Serving suggestions –

  • blob or swirl of extra whipped cream
  • fresh raspberries
  • mint leaves
  • extra crumbled meringue

How to whip these up!

  1. Mash the raspberries with a fork and stir in the icing sugar to taste, remembering that the meringue adds a lot of sweetness when added.
  2. Stir in the yoghurt.
  3. Lightly whip the cream in a separate bowl until it reaches soft peaks.
  4. Fold ⅓ of the cream into the raspberries and then add the remaining ⅔.
  5. Lightly crush the meringue with your hands and fold into the raspberry mixture.
  6. Divide the mixture between serving dishes and refrigerate, ideally for around 5 – 6 hours.
  7. To serve: I topped these with a little extra crumbled meringue, a fresh raspberry and a mint leaf.

NB If using frozen raspberries – defrost the raspberries and strain the excess juice using a sieve. Either discard the juice or use in another recipe. Continue to make as described above.

Made this recipe?

If you make this recipe, do please tag me on instagram @daffodil_kitchen. You could also leave a comment in the box directly below the recipe.

Emma’s Amazing Raspberry Dessert

Smashed sweet, fresh raspberries mixed with natural yoghurt, whipped fresh cream and a little sugar then stirred together with some crumbled meringue.

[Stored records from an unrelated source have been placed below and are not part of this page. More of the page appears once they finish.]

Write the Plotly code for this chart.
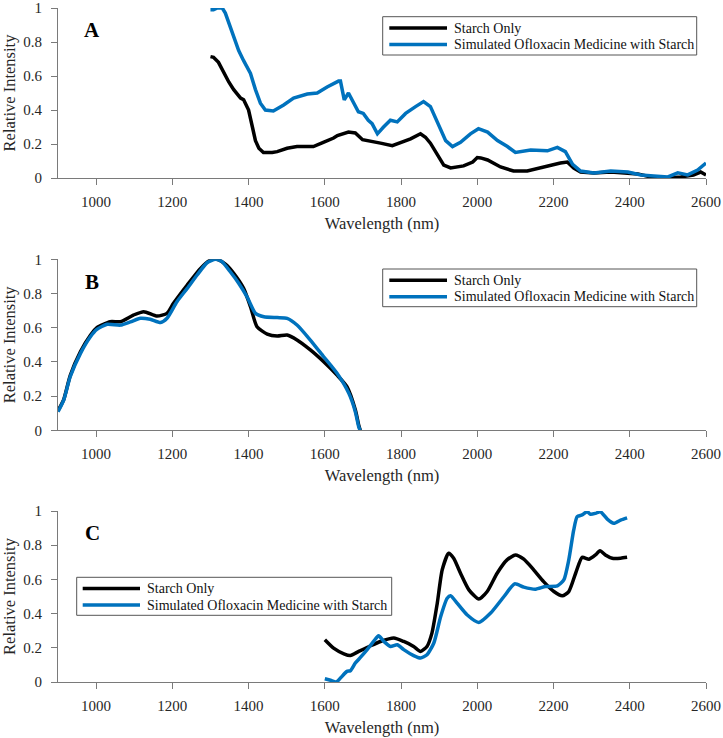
import plotly.graph_objects as go

# ---------------- data ----------------
a_starch_x = [1300, 1308, 1321, 1335, 1348, 1361, 1379, 1387, 1400, 1410, 1418, 1427, 1439, 1462, 1475,
              1501, 1527, 1570, 1588, 1596, 1623, 1633, 1662, 1680, 1699, 1720, 1746, 1777, 1799, 1825,
              1851, 1864, 1877, 1896, 1912, 1930, 1964, 1988, 2000, 2009, 2027, 2061, 2095, 2131, 2174,
              2218, 2236, 2253, 2271, 2306, 2350, 2395, 2421, 2455, 2500, 2534, 2567, 2586, 2600]
a_starch_y = [0.714, 0.71, 0.68, 0.62, 0.565, 0.52, 0.47, 0.46, 0.40, 0.30, 0.22, 0.175, 0.15, 0.15, 0.155,
              0.175, 0.185, 0.185, 0.20, 0.21, 0.235, 0.25, 0.27, 0.265, 0.225, 0.218, 0.205, 0.19, 0.21, 0.23,
              0.26, 0.24, 0.205, 0.135, 0.076, 0.059, 0.071, 0.094, 0.12, 0.118, 0.106, 0.065, 0.041, 0.041, 0.065,
              0.088, 0.094, 0.059, 0.035, 0.03, 0.035, 0.03, 0.024, 0.006, 0.0, 0.006, 0.018, 0.035, 0.018]

a_med_x = [1300, 1308, 1318, 1331, 1339, 1352, 1361, 1374, 1387, 1405, 1418, 1431, 1444, 1465, 1492,
           1518, 1554, 1580, 1606, 1636, 1641, 1646, 1651, 1662, 1675, 1688, 1701, 1714, 1724, 1738,
           1754, 1772, 1790, 1812, 1838, 1859, 1877, 1896, 1917, 1935, 1956, 1982, 2003, 2027, 2053,
           2079, 2100, 2140, 2184, 2210, 2231, 2250, 2271, 2306, 2350, 2395, 2429, 2463, 2500, 2526,
           2552, 2578, 2600]
a_med_y = [0.99, 0.99, 1.0, 1.0, 0.97, 0.89, 0.83, 0.75, 0.69, 0.615, 0.52, 0.44, 0.40, 0.394, 0.43,
           0.47, 0.494, 0.50, 0.535, 0.57, 0.57, 0.52, 0.46, 0.50, 0.44, 0.39, 0.38, 0.34, 0.32, 0.26,
           0.30, 0.34, 0.33, 0.38, 0.42, 0.45, 0.42, 0.32, 0.22, 0.185, 0.21, 0.26, 0.29, 0.27, 0.22,
           0.185, 0.15, 0.165, 0.16, 0.18, 0.155, 0.08, 0.041, 0.03, 0.041, 0.035, 0.018, 0.012, 0.006, 0.03,
           0.018, 0.047, 0.088]

b_starch_x = [900, 915, 932, 959, 985, 1002, 1037, 1064, 1098, 1125, 1160, 1186, 1203, 1239, 1274, 1300,
              1317, 1340, 1361, 1387, 1405, 1422, 1449, 1475, 1501, 1527, 1562, 1597, 1632, 1658, 1680,
              1689, 1693]
b_starch_y = [0.115, 0.18, 0.32, 0.46, 0.555, 0.60, 0.635, 0.635, 0.674, 0.694, 0.668, 0.684, 0.743, 0.85,
              0.947, 0.996, 1.0, 0.97, 0.918, 0.83, 0.723, 0.606, 0.563, 0.551, 0.557, 0.528, 0.47, 0.401,
              0.323, 0.255, 0.12, 0.03, 0.0]

b_med_x = [900, 915, 932, 959, 985, 1002, 1029, 1064, 1090, 1116, 1142, 1169, 1186, 1212, 1239, 1265,
           1291, 1313, 1330, 1352, 1374, 1396, 1418, 1440, 1475, 1501, 1527, 1562, 1597, 1632, 1663,
           1680, 1689, 1693]
b_med_y = [0.109, 0.177, 0.313, 0.45, 0.547, 0.59, 0.62, 0.615, 0.634, 0.655, 0.649, 0.63, 0.655, 0.752,
           0.83, 0.908, 0.98, 1.0, 0.986, 0.927, 0.86, 0.78, 0.684, 0.664, 0.659, 0.655, 0.616, 0.528,
           0.43, 0.333, 0.216, 0.109, 0.02, 0.0]

c_starch_x = [1600, 1623, 1650, 1667, 1689, 1720, 1746, 1781, 1807, 1833, 1851, 1868, 1881, 1895, 1908,
              1925, 1938, 1956, 1978, 2004, 2026, 2052, 2078, 2100, 2122, 2148, 2174, 2201, 2223, 2240,
              2258, 2275, 2293, 2310, 2322, 2336, 2354, 2376, 2393]
c_starch_y = [0.247, 0.198, 0.165, 0.155, 0.179, 0.212, 0.237, 0.257, 0.237, 0.208, 0.179, 0.208, 0.286,
              0.461, 0.656, 0.753, 0.724, 0.636, 0.539, 0.485, 0.529, 0.636, 0.714, 0.743, 0.718, 0.656,
              0.587, 0.529, 0.504, 0.529, 0.636, 0.729, 0.718, 0.743, 0.768, 0.743, 0.724, 0.724, 0.729]

c_med_x = [1600, 1615, 1630, 1641, 1658, 1667, 1680, 1694, 1711, 1728, 1741, 1755, 1772, 1790, 1807,
           1833, 1851, 1868, 1886, 1904, 1921, 1930, 1947, 1973, 2004, 2035, 2070, 2098, 2122, 2153,
           2179, 2210, 2227, 2240, 2253, 2262, 2275, 2288, 2297, 2310, 2323, 2341, 2358, 2376, 2393]
c_med_y = [0.019, 0.01, 0.0, 0.023, 0.062, 0.066, 0.111, 0.145, 0.189, 0.237, 0.27, 0.237, 0.208, 0.218,
           0.189, 0.154, 0.14, 0.159, 0.228, 0.383, 0.49, 0.504, 0.461, 0.393, 0.348, 0.403, 0.5, 0.574,
           0.555, 0.543, 0.558, 0.562, 0.597, 0.714, 0.889, 0.967, 0.977, 0.996, 0.981, 0.986, 0.996,
           0.953, 0.928, 0.947, 0.96]

series_names = ["Starch Only", "Simulated Ofloxacin Medicine with Starch"]
panel_labels = ["A", "B", "C"]
x_ticks = [1000, 1200, 1400, 1600, 1800, 2000, 2200, 2400, 2600]
y_ticks = [0, 0.2, 0.4, 0.6, 0.8, 1]
y_tick_text = ["0", "0.2", "0.4", "0.6", "0.8", "1"]

# ---------------- style ----------------
FONT = "Liberation Serif, Times New Roman, serif"
TXT = "#262626"
AXC = "#7a7a7a"
BLACK = "#000000"
BLUE = "#0072BD"
W, H = 723, 738
ML, MR, MT, MB = 58, 17, 8, 56
plot_w = W - ML - MR
plot_h = H - MT - MB

def px_x(px):
    return (px - ML) / plot_w

def px_y(py):
    return (H - MB - py) / plot_h

def ydom(top_px, bot_px):
    return [max(0, px_y(bot_px)), min(1, px_y(top_px))]

domains = [ydom(8, 178), ydom(259.3, 430.3), ydom(511, 682)]

fig = go.Figure()
panels = [
    (a_starch_x, a_starch_y, a_med_x, a_med_y, "linear"),
    (b_starch_x, b_starch_y, b_med_x, b_med_y, "spline"),
    (c_starch_x, c_starch_y, c_med_x, c_med_y, "spline"),
]
colors = [BLACK, BLUE]
for i, (sx, sy, mx, my, shape) in enumerate(panels):
    xa = "x" if i == 0 else f"x{i+1}"
    ya = "y" if i == 0 else f"y{i+1}"
    line_kw = dict(shape=shape)
    if shape == "spline":
        line_kw["smoothing"] = 0.6
    for j, (xx, yy) in enumerate([(sx, sy), (mx, my)]):
        fig.add_trace(go.Scatter(x=xx, y=yy, mode="lines", name=series_names[j],
                                 line=dict(color=colors[j], width=3.5, **line_kw),
                                 xaxis=xa, yaxis=ya, showlegend=False))

axis_common = dict(showline=True, linecolor=AXC, linewidth=1, ticks="outside", ticklen=6,
                   tickcolor=AXC, tickwidth=1, showgrid=False, zeroline=False, mirror=False,
                   tickfont=dict(family=FONT, size=15, color=TXT), automargin=False,
                   ticklabeloverflow="allow")

layout = dict(width=W, height=H, margin=dict(l=ML, r=MR, t=MT, b=MB),
              plot_bgcolor="white", paper_bgcolor="white",
              font=dict(family=FONT, color=TXT), showlegend=False)

for i in range(3):
    xk = "xaxis" if i == 0 else f"xaxis{i+1}"
    yk = "yaxis" if i == 0 else f"yaxis{i+1}"
    ya = "y" if i == 0 else f"y{i+1}"
    xa = "x" if i == 0 else f"x{i+1}"
    layout[xk] = dict(axis_common, domain=[0, 1], range=[900, 2600], anchor=ya,
                      tickvals=x_ticks, ticklabelstandoff=4,
                      title=dict(text="Wavelength (nm)", font=dict(family=FONT, size=16.5, color=TXT),
                                 standoff=8))
    layout[yk] = dict(axis_common, domain=domains[i], range=[0, 1], anchor=xa,
                      tickvals=y_ticks, ticktext=y_tick_text, ticklabelstandoff=6,
                      title=dict(text="Relative Intensity", font=dict(family=FONT, size=16.5, color=TXT),
                                 standoff=6))

fig.update_layout(**layout)

# legends (box, line samples, labels) positioned like the reference
legend_boxes = [  # left, right, top, bottom, sample_x0, sample_x1, text_x (pixels)
    (382.7, 696.7, 16.7, 55.0, 389.3, 447.0, 451.7),
    (382.7, 696.7, 269.0, 306.7, 389.3, 447.0, 451.7),
    (76.7, 391.7, 577.3, 615.3, 82.7, 140.0, 145.0),
]
for (l, r, t, b, s0, s1, tx) in legend_boxes:
    fig.add_shape(type="rect", xref="paper", yref="paper", x0=px_x(l), x1=px_x(r),
                  y0=px_y(b), y1=px_y(t), line=dict(color="#555555", width=1),
                  fillcolor="white", layer="above")
    for j, off in enumerate([11.3, 27.7]):
        yy = px_y(t + off)
        fig.add_shape(type="line", xref="paper", yref="paper", x0=px_x(s0), x1=px_x(s1),
                      y0=yy, y1=yy, line=dict(color=colors[j], width=3.5), layer="above")
        fig.add_annotation(xref="paper", yref="paper", x=px_x(tx), y=yy, text=series_names[j],
                           showarrow=False, xanchor="left", yanchor="middle",
                           font=dict(family=FONT, size=14, color="#111111"))

for i, lab in enumerate(panel_labels):
    xa = "x" if i == 0 else f"x{i+1}"
    ya = "y" if i == 0 else f"y{i+1}"
    fig.add_annotation(x=990, y=0.87, xref=xa, yref=ya, text=f"<b>{lab}</b>", showarrow=False,
                       font=dict(family=FONT, size=21, color=BLACK), xanchor="center", yanchor="middle")

fig.write_html("out.html", config={"displayModeBar": False},
               post_script="document.body.style.margin='0';document.body.style.overflow='hidden';")
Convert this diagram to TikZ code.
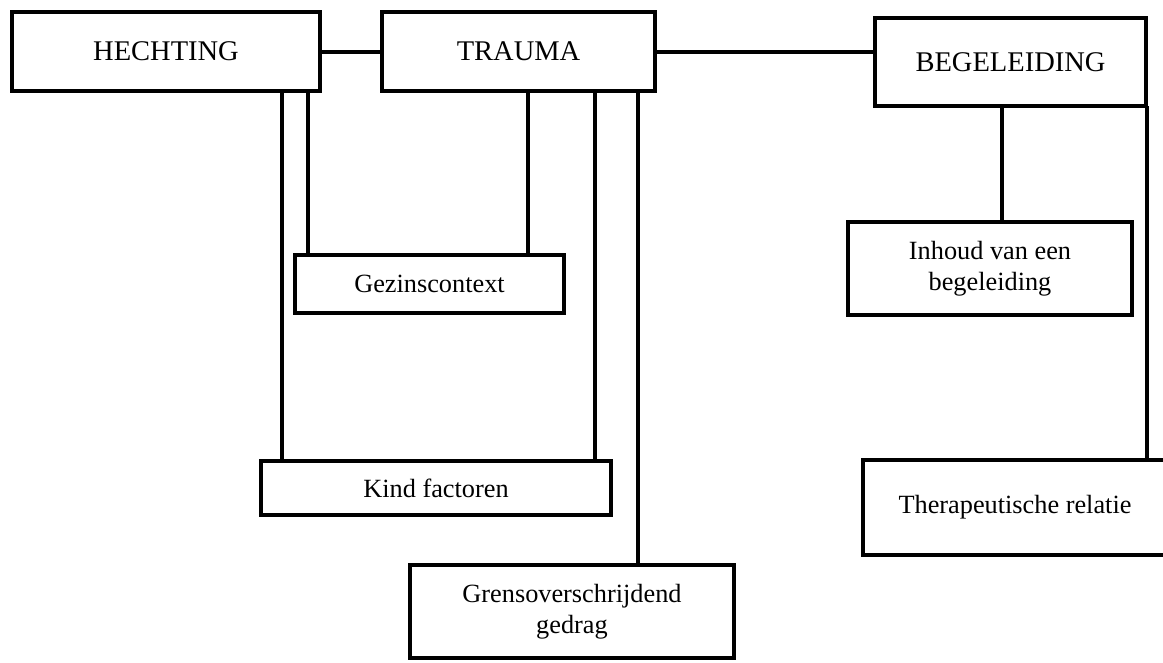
\documentclass[tikz,border=0pt]{standalone}
\usepackage{fontspec}
\setmainfont{Liberation Serif}

\begin{document}
\begin{tikzpicture}[x=1pt, y=-1pt, line width=4pt,
  hoofd/.style={draw, inner sep=0pt, outer sep=0pt, align=center,
    font=\fontsize{28.5}{33}\selectfont},
  thema/.style={draw, inner sep=0pt, outer sep=0pt, align=center,
    font=\fontsize{26.3}{30.5}\selectfont}]

\useasboundingbox (0,0) rectangle (1163,662);

\node[hoofd, minimum width=308pt, minimum height=79pt] (hech) at (166,51.5) {HECHTING};
\node[hoofd, minimum width=273pt, minimum height=79pt] (trau) at (518.5,51.5) {TRAUMA};
\node[hoofd, minimum width=271pt, minimum height=88pt] (bege) at (1010.5,62) {BEGELEIDING};

\node[thema, minimum width=269pt, minimum height=58pt] (gezi) at (429.5,284) {Gezinscontext};
\node[thema, minimum width=350pt, minimum height=54pt] (kind) at (436,488) {Kind factoren};
\node[thema, minimum width=324pt, minimum height=93pt] (gren) at (572,611.5) {Grensoverschrijdend\\gedrag};
\node[thema, minimum width=284pt, minimum height=93pt] (inho) at (990,268.5) {Inhoud van een\\begeleiding};
\node[thema, minimum width=304pt, minimum height=95pt] (ther) at (1015,507.5) {Therapeutische relatie};

\coordinate (h1) at (282, 0);
\coordinate (h2) at (308, 0);
\coordinate (t1) at (528, 0);
\coordinate (t2) at (595, 0);
\coordinate (t3) at (638, 0);
\coordinate (b1) at (1002, 0);
\coordinate (b2) at (1147, 0);

\draw (hech.east) -- (trau.west);
\draw (trau.east) -- (trau.east -| bege.west);

\draw (hech.south -| h1) -- (kind.north -| h1);
\draw (hech.south -| h2) -- (gezi.north -| h2);
\draw (trau.south -| t1) -- (gezi.north -| t1);
\draw (trau.south -| t2) -- (kind.north -| t2);
\draw (trau.south -| t3) -- (gren.north -| t3);
\draw (bege.south -| b1) -- (inho.north -| b1);
\draw (bege.south -| b2) -- (ther.north -| b2);

\end{tikzpicture}
\end{document}
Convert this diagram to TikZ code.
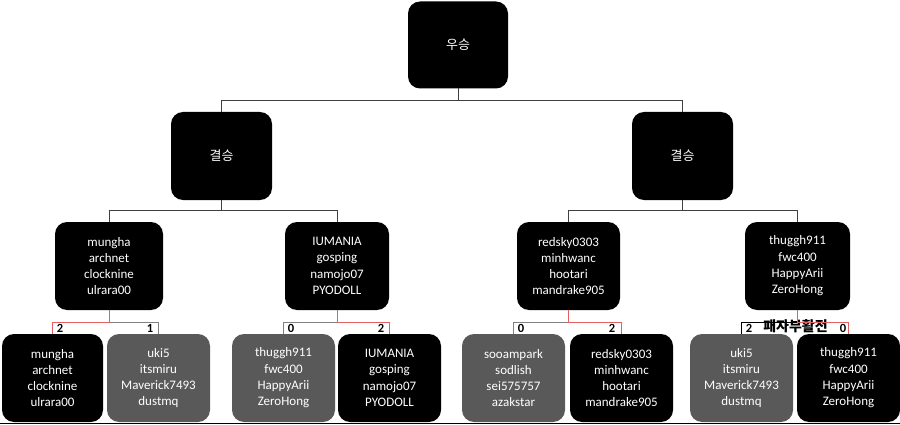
\documentclass[tikz,border=0pt]{standalone}
\usepackage{fontspec}
\setmainfont{Carlito}
\newfontfamily\kr{Noto Sans CJK KR}
\definecolor{lossgray}{RGB}{89,89,89}
\definecolor{winred}{RGB}{228,96,96}
\begin{document}
\begin{tikzpicture}[x=1pt,y=-1pt,every node/.style={outer sep=0pt},
team/.style={rounded corners=12pt,text=white,align=center,inner sep=0pt,minimum height=88pt,font=\fontsize{13}{16.3}\selectfont},
winbox/.style={team,fill=black},
losebox/.style={team,fill=lossgray},
link/.style={draw=black!75,line width=0.8pt},
winline/.style={draw=winred,line width=0.8pt},
loseline/.style={draw=gray,line width=0.8pt},
score/.style={inner sep=0pt,font=\bfseries\fontsize{12.5}{12.5}\selectfont}]
\useasboundingbox (0,0) rectangle (900,425);
\node[winbox,minimum width=100pt,minimum height=87pt] (final) at (458,45) {\kr 우승};
\node[winbox,minimum width=101pt] (semiL) at (221.5,156) {\kr 결승};
\node[winbox,minimum width=101pt] (semiR) at (682.5,156) {\kr 결승};
\node[winbox,minimum width=108pt] (qA) at (109,266) {mungha\\archnet\\clocknine\\ulrara00};
\node[winbox,minimum width=104pt] (qB) at (337,266) {IUMANIA\\gosping\\namojo07\\PYODOLL};
\node[winbox,minimum width=103pt] (qC) at (568.5,266) {redsky0303\\minhwanc\\hootari\\mandrake905};
\node[winbox,minimum width=105pt] (qD) at (797.5,266) {thuggh911\\fwc400\\HappyArii\\ZeroHong};
\node[score,text=black,font=\kr\bfseries\fontsize{14}{14}\selectfont] (revival) at (795.5,326.5) {패자부활전};
\node[winbox,minimum width=101pt] (mA) at (52.5,378) {mungha\\archnet\\clocknine\\ulrara00};
\node[losebox,minimum width=103pt] (mB) at (158.5,378) {uki5\\itsmiru\\Maverick7493\\dustmq};
\node[losebox,minimum width=103pt] (mC) at (283.5,378) {thuggh911\\fwc400\\HappyArii\\ZeroHong};
\node[winbox,minimum width=103pt] (mD) at (389.5,378) {IUMANIA\\gosping\\namojo07\\PYODOLL};
\node[losebox,minimum width=103pt] (mE) at (513.5,378) {sooampark\\sodlish\\sei575757\\azakstar};
\node[winbox,minimum width=103pt] (mF) at (621.5,378) {redsky0303\\minhwanc\\hootari\\mandrake905};
\node[losebox,minimum width=103pt] (mG) at (741.5,378) {uki5\\itsmiru\\Maverick7493\\dustmq};
\node[winbox,minimum width=103pt] (mH) at (848.5,378) {thuggh911\\fwc400\\HappyArii\\ZeroHong};
\draw[link] (final.south) -- ++(0,11.5) -| (semiL.north);
\draw[link] (final.south) ++(0,11.5) -| (semiR.north);
\draw[link] (semiL.south) -- ++(0,10) -| (qA.north);
\draw[link] (semiL.south) ++(0,10) -| (qB.north);
\draw[link] (semiR.south) -- ++(0,10) -| (qC.north);
\draw[link] (semiR.south) ++(0,10) -| (qD.north);
\draw[loseline] (qA.south) ++(0,12) -| (mB.north);
\draw[winline] (qA.south) -- ++(0,12) -| (mA.north);
\draw[loseline] (qB.south) ++(0,12) -| (mC.north);
\draw[winline] (qB.south) -- ++(0,12) -| (mD.north);
\draw[loseline] (qC.south) ++(0,12) -| (mE.north);
\draw[winline] (qC.south) -- ++(0,12) -| (mF.north);
\draw[draw=black,line width=0.8pt] (qD.south) ++(0,12) -| (mG.north);
\draw[winline] (qD.south) -- ++(0,12) -| (mH.north);
\node[score] (sA) at (60,328) {2};
\node[score] (sB) at (150,328) {1};
\node[score] (sC) at (291,328) {0};
\node[score] (sD) at (381,328) {2};
\node[score] (sE) at (521,328) {0};
\node[score] (sF) at (612,328) {2};
\node[score] (sG) at (749,328) {2};
\node[score] (sH) at (843,328) {0};
\draw[line width=1.5pt] (0,423.5) -- (900,423.5);
\end{tikzpicture}
\end{document}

Incredibly quick and simple, yet exceptionally delicious.

Course Dessert
Cuisine British
Keyword meringue, natural yoghurt, raspberries, whipped cream
Prep Time 10 minutes
Servings 6
Author Susan

Ingredients

  • 300g fresh raspberries (or frozen – see Recipe Notes)
  • 60-80g/6 – 8 rounded tablespoons icing sugar
  • 200g/8 rounded tablespoons natural yoghurt – ideally Greek yoghurt
  • 300g fresh double/heavy or whipping cream
  • 50g cooked meringue – I use shop bought meringue nests

Serving suggestions –

  • blob or swirl of extra whipped cream
  • fresh raspberries
  • mint leaves
  • extra crumbled meringue

Instructions

  1. Collect together your equipment (see Recipe Notes below) and ingredients.

  2. Mash the raspberries with a fork and stir in the icing sugar to taste, remembering that the meringue adds a lot of sweetness when added later.

  3. Stir in the yoghurt.

  4. Lightly whip the cream in a separate bowl until it reaches soft peaks.

  5. Fold ⅓ of the cream into the raspberries and then add the remaining ⅔.

  6. Lightly crush the meringue with your hands and fold into the raspberry mixture.

  7. Divide the mixture between serving dishes and refrigerate, ideally for around 5 – 6 hours.

  8. To serve: I topped these with a little extra crumbled meringue, a fresh raspberry and a mint leaf.

Recipe Notes

Equipment:

  • kitchen scales and measuring spoons
  • 2 x mixing bowls
  • electric whisk
  • 6 serving bowls/glasses

Frozen Raspberries

If using frozen raspberries – defrost the raspberries and strain the excess juice using a sieve. Either discard the juice or use in another recipe. Continue to make as described above.

Meringue:

If you would like to use home made meringue, please see here. However, I confess, we use shop bought meringue nests and you honestly cannot tell the difference in this dish.